What you will do:
Return the lines that follow, exactly as they appear, from the first through the one containing "nan = np.nan"; no pictures are to be included.

┌──

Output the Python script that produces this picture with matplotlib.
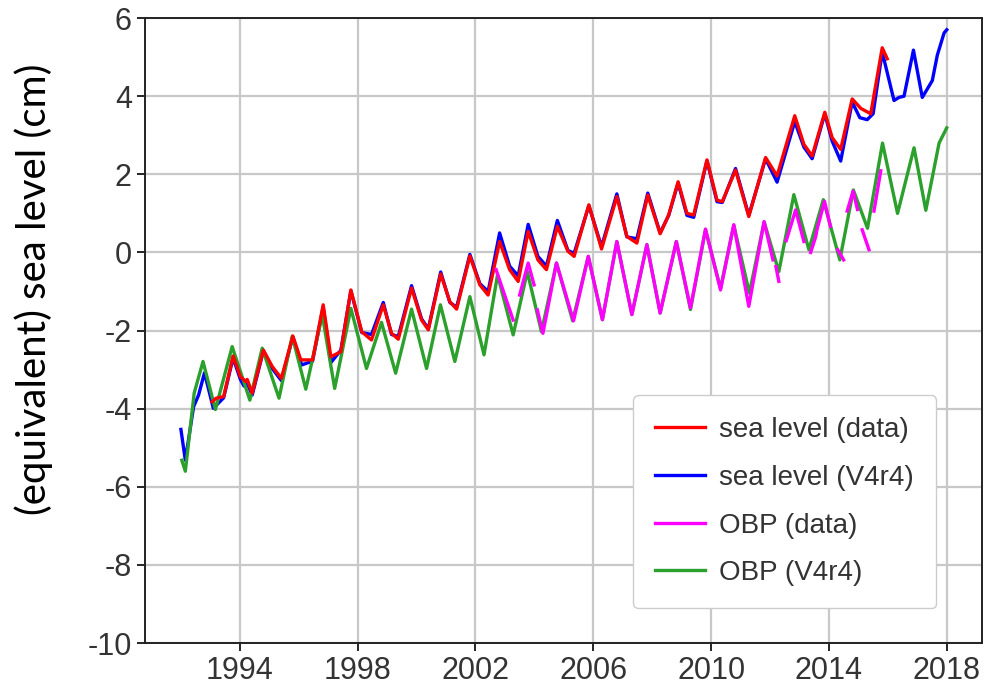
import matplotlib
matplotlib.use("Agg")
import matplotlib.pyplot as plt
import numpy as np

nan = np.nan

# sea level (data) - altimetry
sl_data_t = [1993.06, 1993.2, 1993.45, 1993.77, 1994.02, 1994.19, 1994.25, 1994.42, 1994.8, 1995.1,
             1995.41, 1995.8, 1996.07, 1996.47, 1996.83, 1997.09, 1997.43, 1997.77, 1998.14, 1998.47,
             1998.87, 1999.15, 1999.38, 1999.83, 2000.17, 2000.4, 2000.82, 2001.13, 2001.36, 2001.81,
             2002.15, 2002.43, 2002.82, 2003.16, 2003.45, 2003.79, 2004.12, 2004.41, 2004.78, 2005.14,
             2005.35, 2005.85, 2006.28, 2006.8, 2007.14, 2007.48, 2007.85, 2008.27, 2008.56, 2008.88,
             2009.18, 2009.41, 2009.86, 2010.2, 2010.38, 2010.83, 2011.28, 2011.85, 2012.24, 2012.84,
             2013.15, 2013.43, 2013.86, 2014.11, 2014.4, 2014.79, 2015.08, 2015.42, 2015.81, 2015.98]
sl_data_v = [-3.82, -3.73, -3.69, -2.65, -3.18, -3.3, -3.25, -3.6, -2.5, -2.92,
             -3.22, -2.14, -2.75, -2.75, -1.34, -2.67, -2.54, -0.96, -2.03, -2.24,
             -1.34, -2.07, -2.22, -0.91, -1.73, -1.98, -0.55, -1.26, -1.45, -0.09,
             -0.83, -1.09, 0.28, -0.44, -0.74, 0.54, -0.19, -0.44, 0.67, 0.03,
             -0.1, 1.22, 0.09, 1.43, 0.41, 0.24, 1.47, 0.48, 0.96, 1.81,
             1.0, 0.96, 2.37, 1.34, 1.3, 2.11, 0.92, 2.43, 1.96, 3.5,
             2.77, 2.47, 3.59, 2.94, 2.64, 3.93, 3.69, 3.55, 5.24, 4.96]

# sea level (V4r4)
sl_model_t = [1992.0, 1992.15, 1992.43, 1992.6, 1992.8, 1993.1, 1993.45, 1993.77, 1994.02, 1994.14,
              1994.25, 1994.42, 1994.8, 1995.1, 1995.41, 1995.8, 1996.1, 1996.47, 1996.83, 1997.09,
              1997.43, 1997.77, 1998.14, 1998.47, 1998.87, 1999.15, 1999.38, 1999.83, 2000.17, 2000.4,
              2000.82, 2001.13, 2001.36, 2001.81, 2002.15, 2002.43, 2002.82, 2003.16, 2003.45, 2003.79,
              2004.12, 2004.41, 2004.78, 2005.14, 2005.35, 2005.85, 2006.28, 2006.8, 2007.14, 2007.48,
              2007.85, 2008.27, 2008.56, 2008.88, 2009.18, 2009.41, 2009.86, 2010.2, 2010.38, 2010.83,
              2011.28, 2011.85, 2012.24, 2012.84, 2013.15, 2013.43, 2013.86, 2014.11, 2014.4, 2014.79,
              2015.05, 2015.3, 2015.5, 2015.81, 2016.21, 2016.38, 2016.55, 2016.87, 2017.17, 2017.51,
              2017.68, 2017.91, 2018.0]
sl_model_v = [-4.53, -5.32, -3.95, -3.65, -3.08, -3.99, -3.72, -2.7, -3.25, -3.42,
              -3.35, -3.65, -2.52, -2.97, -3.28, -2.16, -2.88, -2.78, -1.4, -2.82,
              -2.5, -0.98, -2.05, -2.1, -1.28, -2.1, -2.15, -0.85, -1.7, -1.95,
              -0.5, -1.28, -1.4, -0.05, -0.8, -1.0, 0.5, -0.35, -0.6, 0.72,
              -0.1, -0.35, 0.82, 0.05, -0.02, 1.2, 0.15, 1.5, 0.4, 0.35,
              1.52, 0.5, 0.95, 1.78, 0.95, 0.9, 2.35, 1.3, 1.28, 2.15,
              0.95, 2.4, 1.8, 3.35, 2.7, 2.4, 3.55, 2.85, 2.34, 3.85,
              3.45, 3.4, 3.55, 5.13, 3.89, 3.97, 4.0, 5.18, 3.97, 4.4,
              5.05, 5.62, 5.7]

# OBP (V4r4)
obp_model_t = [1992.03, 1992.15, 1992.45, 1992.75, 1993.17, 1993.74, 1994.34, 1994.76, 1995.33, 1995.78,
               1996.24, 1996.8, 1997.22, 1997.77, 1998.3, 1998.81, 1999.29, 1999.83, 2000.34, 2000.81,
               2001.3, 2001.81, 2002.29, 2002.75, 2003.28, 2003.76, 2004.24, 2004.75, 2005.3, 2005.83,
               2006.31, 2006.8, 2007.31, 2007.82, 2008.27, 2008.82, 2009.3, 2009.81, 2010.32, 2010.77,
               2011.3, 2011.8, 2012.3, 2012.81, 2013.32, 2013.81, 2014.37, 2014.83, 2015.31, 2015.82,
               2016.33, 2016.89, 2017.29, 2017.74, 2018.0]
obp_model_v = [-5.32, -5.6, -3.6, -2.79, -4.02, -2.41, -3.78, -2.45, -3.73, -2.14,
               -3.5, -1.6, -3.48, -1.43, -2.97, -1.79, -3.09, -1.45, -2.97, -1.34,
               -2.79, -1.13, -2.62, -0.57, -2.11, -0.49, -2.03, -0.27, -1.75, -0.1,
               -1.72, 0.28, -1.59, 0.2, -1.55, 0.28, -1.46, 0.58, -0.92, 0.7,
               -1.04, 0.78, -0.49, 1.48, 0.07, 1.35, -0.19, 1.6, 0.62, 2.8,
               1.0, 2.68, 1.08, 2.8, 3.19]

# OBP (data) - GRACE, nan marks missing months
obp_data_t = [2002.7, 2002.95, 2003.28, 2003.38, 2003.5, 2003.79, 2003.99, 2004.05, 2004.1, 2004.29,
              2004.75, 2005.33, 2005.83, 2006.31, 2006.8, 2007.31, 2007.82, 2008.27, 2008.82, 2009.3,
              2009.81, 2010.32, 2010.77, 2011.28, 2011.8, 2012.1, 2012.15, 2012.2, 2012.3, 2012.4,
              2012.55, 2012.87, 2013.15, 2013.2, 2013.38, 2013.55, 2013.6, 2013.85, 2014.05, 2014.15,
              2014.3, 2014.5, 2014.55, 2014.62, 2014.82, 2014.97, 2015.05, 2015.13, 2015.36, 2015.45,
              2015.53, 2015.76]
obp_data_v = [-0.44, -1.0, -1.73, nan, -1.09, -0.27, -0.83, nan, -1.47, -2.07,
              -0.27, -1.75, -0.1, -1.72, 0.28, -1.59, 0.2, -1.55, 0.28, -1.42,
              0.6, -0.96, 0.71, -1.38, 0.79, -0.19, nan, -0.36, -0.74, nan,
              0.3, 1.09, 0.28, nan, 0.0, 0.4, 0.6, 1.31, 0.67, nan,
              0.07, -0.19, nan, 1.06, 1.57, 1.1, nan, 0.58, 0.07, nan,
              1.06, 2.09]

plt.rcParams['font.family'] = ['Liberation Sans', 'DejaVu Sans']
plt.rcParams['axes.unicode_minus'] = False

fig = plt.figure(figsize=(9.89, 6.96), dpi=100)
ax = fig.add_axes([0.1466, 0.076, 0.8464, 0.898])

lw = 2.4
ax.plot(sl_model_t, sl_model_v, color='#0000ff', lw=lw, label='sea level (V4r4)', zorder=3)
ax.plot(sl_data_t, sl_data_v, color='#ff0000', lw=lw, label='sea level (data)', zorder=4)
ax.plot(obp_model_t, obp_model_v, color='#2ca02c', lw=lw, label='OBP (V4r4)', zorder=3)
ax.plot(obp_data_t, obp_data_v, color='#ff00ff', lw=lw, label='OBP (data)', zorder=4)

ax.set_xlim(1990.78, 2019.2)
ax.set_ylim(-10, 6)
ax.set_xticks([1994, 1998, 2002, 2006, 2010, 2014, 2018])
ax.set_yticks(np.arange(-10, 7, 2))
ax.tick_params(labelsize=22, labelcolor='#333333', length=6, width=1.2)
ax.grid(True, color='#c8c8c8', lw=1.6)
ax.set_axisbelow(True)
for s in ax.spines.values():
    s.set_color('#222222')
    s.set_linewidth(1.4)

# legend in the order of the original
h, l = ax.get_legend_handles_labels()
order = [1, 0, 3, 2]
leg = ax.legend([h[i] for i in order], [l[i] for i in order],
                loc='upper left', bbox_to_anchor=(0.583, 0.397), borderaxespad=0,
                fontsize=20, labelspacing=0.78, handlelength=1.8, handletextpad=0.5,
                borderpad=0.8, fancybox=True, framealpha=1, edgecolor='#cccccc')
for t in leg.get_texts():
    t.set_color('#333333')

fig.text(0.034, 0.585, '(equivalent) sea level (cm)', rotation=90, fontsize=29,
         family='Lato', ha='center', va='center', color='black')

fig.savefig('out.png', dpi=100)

└──

Full answer:
Output the Python script that produces this picture with matplotlib.
import matplotlib
matplotlib.use("Agg")
import matplotlib.pyplot as plt
import numpy as np

nan = np.nan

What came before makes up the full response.